それまでは現場をよく知った気でいたんですけど、いざローカルスタッフとのチームと業務を続けていくと作業者がやりづらい作業がたくさんあることが分かりました。やりづらい作業は不良品の原因になるので、そういった設計をしてはいけないと強く思うようになりました。それから仕事のスタイルを変えていき、上手く行き始めた時に、帰任の時期が来てしまい、悔しい気持ちでした。
朝妻
赴任の期間は決まっていても、帰任時期が多少前後することもありますよね。でも決めていたことが途中で終わってしまっても、自分や職場にとってプラスの影響を残せたならいいかなと私は思います。「何にもできなかった」って思わなくていいと思います。
関川
帰国後は、改善グループに所属しています。製造現場を良い方向に変えられるのであれば、手法に縛りなく改善をすすめるのが役割です。現場のあちこちに改善の余地があり、今までの経験を活かせている実感があります。同じところばかりを見ていると、同じようなアイデアしか出てこないと思うのですが、違うスタイルのところをいくつか見てきた(UK-NSIをはじめ他の現地法人)ので、それらを組み合わせて自分なりの改善を施せたらいいなという意気込みでやっています。ベースの部分では工程設計の知識が役立っていますし、駐在中は品質保証の仕事を見ることができたので、その立場からも考えることができるようになりました。

最後に学生の皆さんへの
メッセージをお願いします。

朝妻
海外に行きたいという意気込みがある人に来てもらいたいです。色々と大変なこともあると思いますが、やる気のある人と一緒に働きたいです。
長谷川
学生のうちに海外旅行に行って外の世界を見るのもいいと思いますし、やりたいことが決まっていなくても会社に入ってからやりたいことが見えてきたりもするので、まずは何事も挑戦してみたらいいんじゃないかなと思います。
関川
日本精機は同期入社の人数が多い会社です。
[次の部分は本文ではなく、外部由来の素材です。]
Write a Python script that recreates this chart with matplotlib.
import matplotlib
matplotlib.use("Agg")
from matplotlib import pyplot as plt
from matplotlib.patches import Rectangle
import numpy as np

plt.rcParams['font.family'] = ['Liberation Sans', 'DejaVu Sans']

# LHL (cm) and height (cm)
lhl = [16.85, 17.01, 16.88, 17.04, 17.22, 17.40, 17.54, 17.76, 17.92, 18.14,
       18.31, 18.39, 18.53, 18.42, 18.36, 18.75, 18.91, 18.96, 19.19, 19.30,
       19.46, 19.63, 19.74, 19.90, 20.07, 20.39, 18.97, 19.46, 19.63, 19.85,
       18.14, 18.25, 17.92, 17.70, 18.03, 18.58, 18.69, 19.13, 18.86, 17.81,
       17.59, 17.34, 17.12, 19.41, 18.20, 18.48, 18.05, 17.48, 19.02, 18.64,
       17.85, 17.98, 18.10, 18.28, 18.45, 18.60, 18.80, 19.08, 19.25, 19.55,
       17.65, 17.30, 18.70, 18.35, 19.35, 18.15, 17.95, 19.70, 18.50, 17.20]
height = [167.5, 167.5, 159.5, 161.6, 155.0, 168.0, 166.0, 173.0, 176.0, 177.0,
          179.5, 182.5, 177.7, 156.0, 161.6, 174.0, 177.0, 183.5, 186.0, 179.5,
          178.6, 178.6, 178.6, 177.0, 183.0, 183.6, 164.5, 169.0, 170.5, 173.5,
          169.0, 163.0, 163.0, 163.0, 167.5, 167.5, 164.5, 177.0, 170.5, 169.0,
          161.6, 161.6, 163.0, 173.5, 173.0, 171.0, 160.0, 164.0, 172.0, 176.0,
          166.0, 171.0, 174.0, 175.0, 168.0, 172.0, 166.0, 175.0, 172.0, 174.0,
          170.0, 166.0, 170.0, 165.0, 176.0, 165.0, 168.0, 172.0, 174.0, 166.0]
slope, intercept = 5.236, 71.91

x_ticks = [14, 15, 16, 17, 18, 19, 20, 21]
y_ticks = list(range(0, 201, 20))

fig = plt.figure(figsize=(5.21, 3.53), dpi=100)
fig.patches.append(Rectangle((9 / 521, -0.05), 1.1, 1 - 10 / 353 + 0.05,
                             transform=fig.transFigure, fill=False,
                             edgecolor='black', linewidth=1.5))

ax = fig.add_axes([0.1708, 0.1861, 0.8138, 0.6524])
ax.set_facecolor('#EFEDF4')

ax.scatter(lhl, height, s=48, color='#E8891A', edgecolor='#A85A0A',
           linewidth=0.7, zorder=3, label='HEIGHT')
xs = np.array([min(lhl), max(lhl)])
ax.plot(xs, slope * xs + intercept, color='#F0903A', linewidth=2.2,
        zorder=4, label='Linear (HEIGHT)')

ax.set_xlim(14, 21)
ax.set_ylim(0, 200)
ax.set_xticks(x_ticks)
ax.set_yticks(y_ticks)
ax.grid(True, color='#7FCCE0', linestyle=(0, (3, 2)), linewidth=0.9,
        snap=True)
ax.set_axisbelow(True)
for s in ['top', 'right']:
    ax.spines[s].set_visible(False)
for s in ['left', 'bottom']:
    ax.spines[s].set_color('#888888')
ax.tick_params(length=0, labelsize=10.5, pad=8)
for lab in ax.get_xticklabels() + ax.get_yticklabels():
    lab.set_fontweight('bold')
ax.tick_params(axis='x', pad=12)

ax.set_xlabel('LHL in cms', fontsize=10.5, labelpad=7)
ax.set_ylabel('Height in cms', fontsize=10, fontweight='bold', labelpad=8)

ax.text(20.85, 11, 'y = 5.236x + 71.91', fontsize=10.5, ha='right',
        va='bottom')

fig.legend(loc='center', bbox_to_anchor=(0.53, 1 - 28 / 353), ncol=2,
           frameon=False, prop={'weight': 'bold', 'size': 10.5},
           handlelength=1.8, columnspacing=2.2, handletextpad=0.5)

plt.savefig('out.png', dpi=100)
その塊はすごく大きくて、2017年新卒入社の96人は、社員全体の6%を占めます。それだけの同期と力を合わせて次の世代を作っていけるのはチャンスかなと思います。正直うらやましいです。
朝妻
色々な部署に知り合いを持てるのはいいですよね。
関川
私たちくらいの年齢になってくると、横の繋がりがありがたくて。ちょっと何かを頼みたい時に気心が知れているとスムーズです。そんな仲間が100人近くもいるなんて、良いですよね。あとは、入社前の意気込みをずっと消さないままで持っていてほしいです。ダメな時にも絶対に諦めないで。自分に言い聞かせている言葉でもあるんですけど。